Veche No. 3 publishes a statement by V. Osipov, the editor of the journal. The statement calls on “Russian patriots” to continue the publication of Veche if Osipov should be arrested. The fact that his arrest is certain, the statement says, was mentioned by officials of the KGB while they were interviewing persons connected with Osipov. The “Statement” reiterates the assertion that the journal Veche occupies a position loyal to the Soviet political and social system, and expresses the hope that “among the Soviet leaders there are honest men who are not indifferent to Russia” and “who will eventually understand what is meant by the honour of the constitution and the prestige of the Motherland”.
[8]
B.V. Yefimov [57], “A letter to the USSR Supreme Soviet”
The letter discusses the question of Jewish emigration to Israel. Its fundamental thesis: the right to self-determination includes the right to live in one’s national state. The letter analyses the arguments usually advanced to justify the detention of Jews in the USSR; it ends with proposals for legislative measures to resolve problems of national self-determination and emigration from the USSR.
[9]
Lydia K. Chukovskaya, “A letter to the judicial board
for criminal affairs of the Ukrainian Supreme Court”, 29 July 1971. [58]

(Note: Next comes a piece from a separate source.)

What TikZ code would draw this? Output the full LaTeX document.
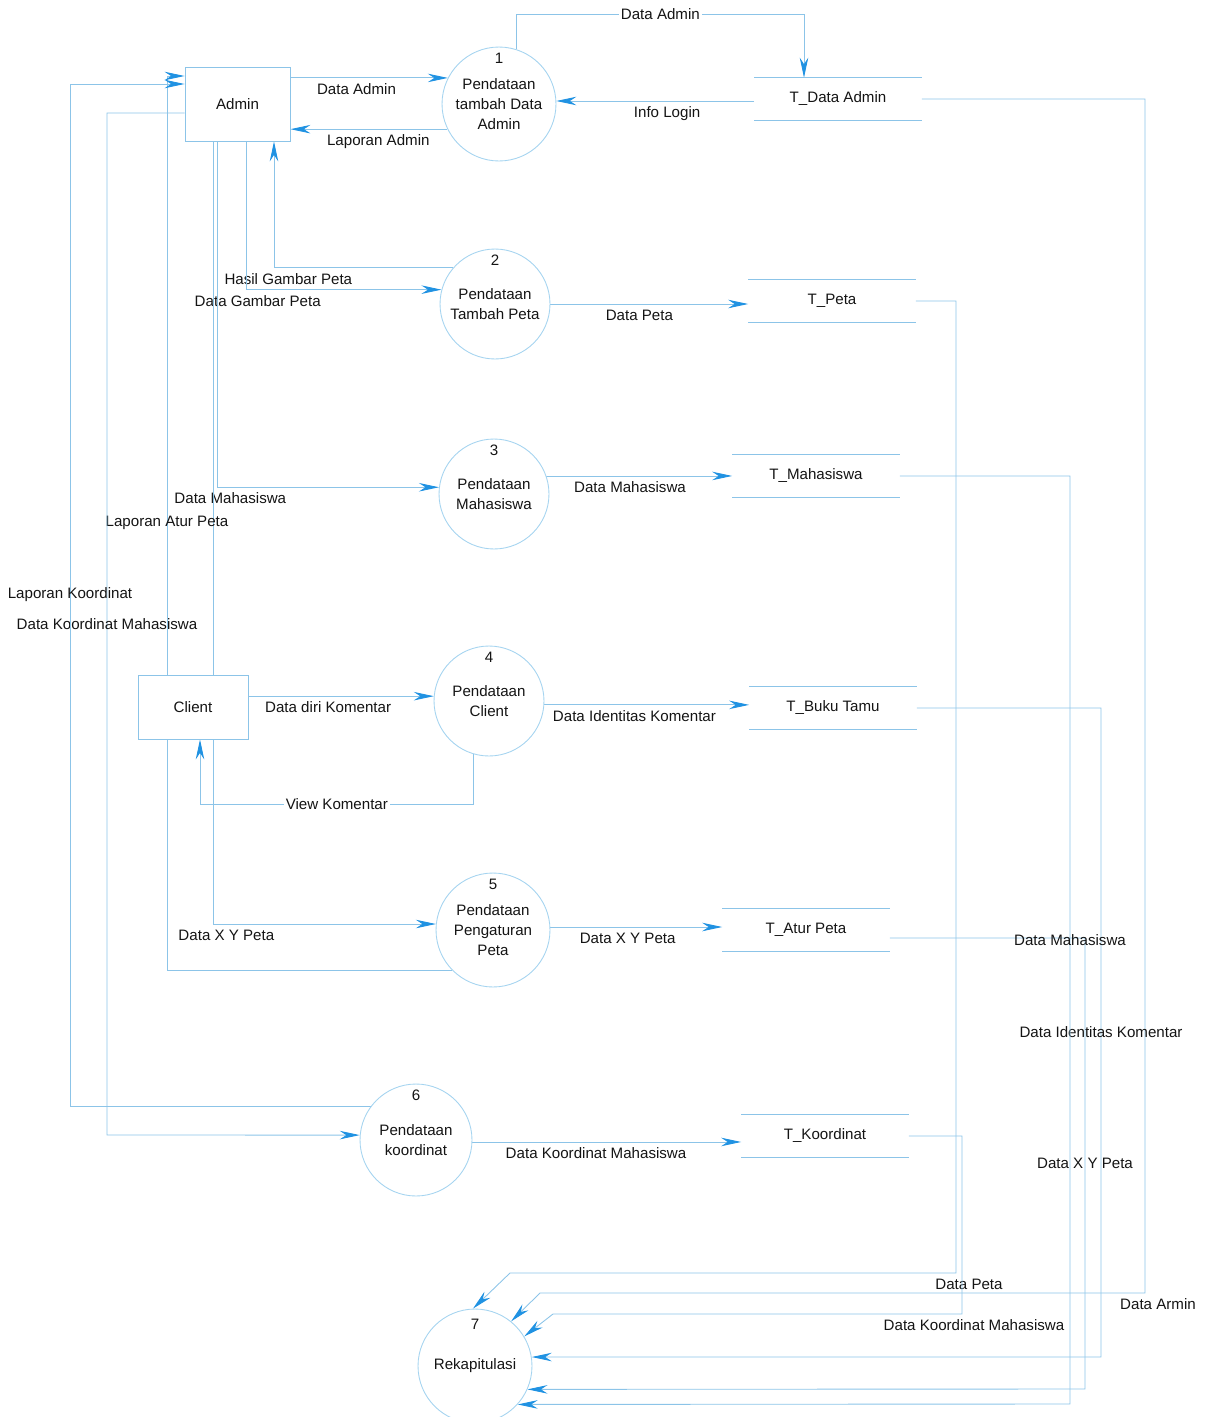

The subject of the letter is the trial of R. Palatnik (see CCE 20.5), who was charged with “circulating anti-Soviet literature” . Chukovskaya protests at the fact that Akhmatova’s Requiem, poetry by Mandelstam, two of Chukovskaya’s own letters and other documents mentioned in the charge against R. Palatnik were described as anti-Soviet. All the above-mentioned documents and works, from the political point of view, are only of an anti-Stalinist nature. To lump together the terms “anti-Stalinist” and “anti-Soviet” is to ignore the decisions of the 20th and 22nd Party Congresses. In recent years, unfortunately, it has tended to become the practice of the courts and the censorship to do exactly this.
NOTES
[55] See also CCE 20.12 (item 8). For letters signed by Glazov, see P. Litvinov, Protsess chetyrekh, Amsterdam, 1971.
[56] For summaries of Veche No. 1 dated January 1971, see CCE 18.11, item 6) and No 2 dated May 1971, see CCE 20.12 (item 5). Extracts from No. 2 have appeared in Russkaya mysl (91 rue du Faubourg St. Denis, Paris 10), 30 December 1971.
[57] For Yefimov, See Reddaway, Uncensored Russia, p. 168.